Lilly claimed that the Forsyths relied on "junk science." In opposition to that contention, the plaintiffs submitted an extensive analysis by Dr. David Healy, a prominent British Professor of Psychiatry and an expert in psychiatric drugs such as Prozac, of the scientific evidence indicating that Prozac causes suicide and violent behavior. The court noted that "Dr. Healy has authored medical articles on Prozac and suicidality and published a review of the literature on this topic. His published articles were subjected to peer review and appear to have a particular degree of acceptance within the scientific community."

The court focussed on Dr. Healy's analysis of a large study of the effects of Prozac as compared to other antidepressant drugs, called the "Jick Study". The court's ruling stated "The results are telling. The Jick Study reported that Prozac had the highest adjusted relative risk estimate of suicide amongst 172,598 subjects. . . [T]he risk of suicide in the subjects exposed to Prozac population was more that double the risk in the unexposed or control population."

Based on that analysis, and other factors detailed in the opinion, Judge Kay ruled that the evidence relied upon by plaintiffs' experts was scientifically reliable and satisfied the criteria imposed by the Supreme Court's Daubert decision. Lilly's "junk science" claim was thus firmly rejected.

Following is additional detailed discussion of some of the charges in the Plaintiffs' lawsuit against Eli Lilly:

Deliberate Suppression of Unfavorable Studies The Plaintiffs presented declarations of Dr. David Healy and William J. Downey III (the plaintiffs' attorney), which stated that Lilly suppressed research by Taiwanese doctors which showed that patients who took Prozac were more likely to make suicide attempts than patients who took another antidepressant drug called maprotoline. Downey also presented a letter from Belgian doctor, Robert Bourguignon, describing how Lilly attempted to suppress his research regarding Prozac and suicide by suing him.

The court stated that, "material issues of fact exist as to whether Lilly deliberately suppressed adverse studies."

Alleged Falsification of Clinical Trial Results Plaintiffs submitted evidence to the court in the form of memos and E-mail obtained from Lilly subsidiaries overseas complaining that Lilly falsified reports of side effects of suicide attempts by reporting them as overdoses.

In its opinion, the court noted, "Lilly may have improperly classified suicide attempts in a deliberate fashion."

Deliberate Failure to Report Adverse Events To the F.D.A.

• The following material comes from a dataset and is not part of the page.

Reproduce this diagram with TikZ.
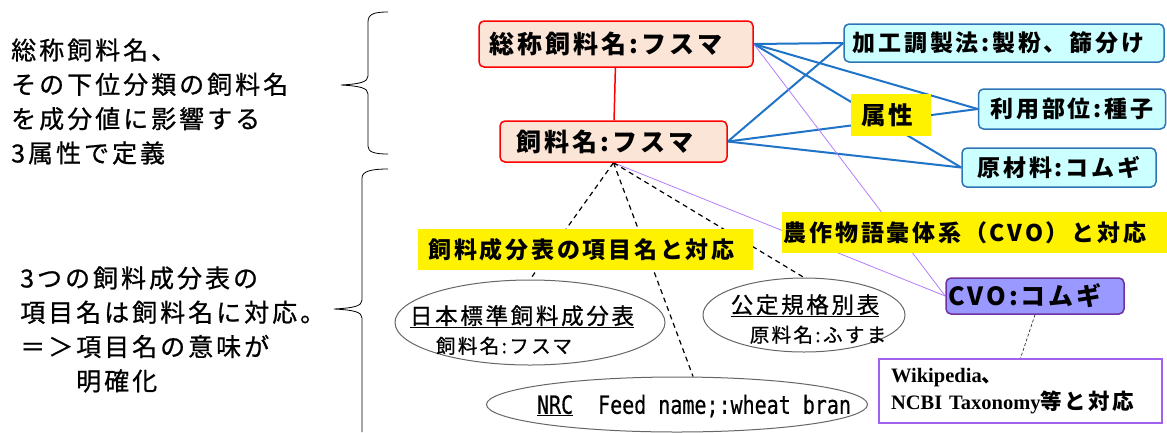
\documentclass[tikz,border=0pt]{standalone}
\usepackage{fontspec}
\setmainfont{Liberation Serif}
\newfontfamily\jp[LetterSpace=12]{Noto Sans CJK JP}
\newfontfamily\jpr[LetterSpace=12, FakeBold=0.8]{Noto Sans CJK JP}
\newfontfamily\jpn{Noto Sans CJK JP}
\newfontfamily\monof[FakeStretch=0.8, FakeBold=0.5]{DejaVu Sans Mono}
\usetikzlibrary{shapes.geometric}
\pgfdeclarelayer{bg}
\pgfsetlayers{bg,main}
\definecolor{peach}{HTML}{FBE5D6}
\definecolor{cyanf}{HTML}{CCFFFF}
\definecolor{blueb}{HTML}{2E75B6}
\definecolor{bluel}{HTML}{1F74C8}
\definecolor{cvof}{HTML}{9999FF}
\definecolor{cvob}{HTML}{7030A0}
\definecolor{purl}{HTML}{B57CFF}
\definecolor{wikib}{HTML}{A060F0}
\tikzset{
  redbox/.style={draw=red, line width=1.5pt, fill=peach, rounded corners=5pt, inner sep=0pt,
    font=\jp\bfseries\fontsize{25}{30}\selectfont},
  bluebox/.style={draw=blueb, line width=1.5pt, fill=cyanf, rounded corners=5pt, inner sep=0pt,
    font=\jp\bfseries\fontsize{23}{28}\selectfont},
  ybox/.style={fill=yellow, inner sep=0pt, font=\jp\bfseries\fontsize{23}{28}\selectfont},
  cvobox/.style={draw=cvob, line width=1.5pt, fill=cvof, rounded corners=5pt, inner sep=0pt,
    font=\jp\bfseries\fontsize{25}{30}\selectfont},
  ell/.style={ellipse, draw=black!60, line width=1pt, fill=white, inner sep=0pt},
  etxt/.style={align=center, inner sep=0pt, font=\jpr\fontsize{22.5}{29}\selectfont},
  lefttxt/.style={align=left, anchor=west, inner sep=0pt, font=\jpr\fontsize{25}{34.3}\selectfont},
  bline/.style={draw=bluel, line width=2pt},
  pline/.style={draw=purl, line width=0.8pt},
  dline/.style={draw=black, line width=1.2pt, dash pattern=on 5pt off 4pt},
  bracestyle/.style={draw=black, line width=0.8pt},
}
\begin{document}
\begin{tikzpicture}[x=1pt, y=-1pt]
\useasboundingbox (0,0) rectangle (1167,432);
% left texts
\node[lefttxt] (t1) at (11,101.5) {総称飼料名、\\その下位分類の飼料名\\を成分値に影響する\\3属性で定義};
\node[lefttxt] (t2) at (20,329.5) {3つの飼料成分表の\\項目名は飼料名に対応。\\＝＞項目名の意味が\\　　明確化};
% braces
\draw[bracestyle] (388,12) .. controls (374,12) and (368,14) .. (368,22) -- (368,76)
  .. controls (368,82) and (360,84) .. (341,85) .. controls (360,86) and (368,88) .. (368,94)
  -- (368,146) .. controls (368,152) and (374,154) .. (388,154);
\draw[bracestyle] (388,169) .. controls (372,169) and (362,171) .. (362,178) -- (362,300)
  .. controls (362,306) and (354,308) .. (334,309) .. controls (354,310) and (362,312) .. (362,318)
  -- (362,432);
% boxes
\node[redbox, minimum width=274pt, minimum height=46pt] (sg) at (616,44) {総称飼料名:フスマ\hspace*{20pt}};
\node[redbox, minimum width=227pt, minimum height=41pt] (fn) at (613.5,141.5) {飼料名:フスマ\hspace*{17pt}};
\node[bluebox, minimum width=320pt, minimum height=38pt] (kk) at (1004,43) {加工調製法:製粉、篩分け\hspace*{11pt}};
\node[bluebox, minimum width=187pt, minimum height=40pt] (ry) at (1072,109) {利用部位:種子};
\node[bluebox, minimum width=194pt, minimum height=39pt] (gz) at (1059,167.5) {原材料:コムギ};
\node[ybox, minimum width=80pt, minimum height=42pt, font=\jp\bfseries\fontsize{24.5}{28}\selectfont] (zs) at (891,115) {属性\hspace*{8pt}};
\node[ybox, minimum width=335pt, minimum height=41pt] (yk) at (585.5,249.5) {飼料成分表の項目名と対応\hspace*{8pt}};
\node[ybox, minimum width=385pt, minimum height=41pt] (nm) at (974.5,232.5) {農作物語彙体系（CVO）と対応\hspace*{19pt}};
\node[cvobox, minimum width=178pt, minimum height=36pt] (cvo) at (1035,296) {CVO:コムギ\hspace*{20pt}};
\node[draw=wikib, line width=1.5pt, fill=white, minimum width=283pt, minimum height=64pt,
  text width=259pt, align=left, inner sep=0pt, font=\bfseries\fontsize{20.5}{27}\selectfont] (wk) at (1020.5,391)
  {Wikipedia{\jpn\bfseries 、}\\NCBI Taxonomy{\jp\bfseries\fontsize{21.5}{27}\selectfont 等と対応}};
% ellipses
\node[ell, minimum width=270pt, minimum height=85pt] (jp) at (530,322.5) {};
\node[etxt] (jpt) at (522,330) {\underline{日本標準飼料成分表}\\{\fontsize{19.5}{29}\selectfont 飼料名:フスマ}\hspace*{36pt}};
\node[ell, minimum width=202pt, minimum height=74pt] (kt) at (804,315) {};
\node[etxt] (ktt) at (805,319) {\underline{公定規格別表}\\\hspace*{26pt}{\fontsize{19.5}{28}\selectfont 原料名:ふすま}};
\node[ell, minimum width=381pt, minimum height=55pt] (nrc) at (677,404.5) {};
\node[inner sep=0pt, font=\monof\fontsize{25}{30}\selectfont] (nrct) at (694,406) {\underline{NRC}\hspace{25pt}Feed name;:wheat bran};
% connectors
\begin{pgfonlayer}{bg}
\draw[draw=red, line width=1.5pt] (sg) -- (fn);
\foreach \s in {sg,fn}{
  \draw[bline] (\s.east) -- (kk.west);
  \draw[bline] (\s.east) -- (ry.west);
  \draw[bline] (\s.east) -- (gz.west);
}
\draw[pline] (sg.east) -- (cvo.west);
\draw[pline] (fn.south) -- (cvo.west);
\draw[dline] (fn.south) -- (jp.north);
\draw[dline] (fn.south) -- (nrc.60);
\draw[dline] (fn.south) -- (kt.north);
\draw[draw=black!80, line width=0.7pt, dash pattern=on 3pt off 2pt] (cvo.south) -- (wk.north);
\end{pgfonlayer}
\end{tikzpicture}
\end{document}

In their opposition Lilly's motion, plaintiffs submitted letters and internal Lilly correspondence showing that the B.G.A. (the F.D.A. of Germany) notified Lilly in 1985 that it intended to disapprove Lilly's application to market Prozac in Germany because there was an increased risk of suicide. Lilly was required to report the B.G.A.'s specific findings to the F.D.A., but failed to do so. Because of that evidence, Judge Kay found that, "Plaintiffs have raised a triable issue of fact as to whether Lilly deliberately failed to report adverse events to the F.D.A."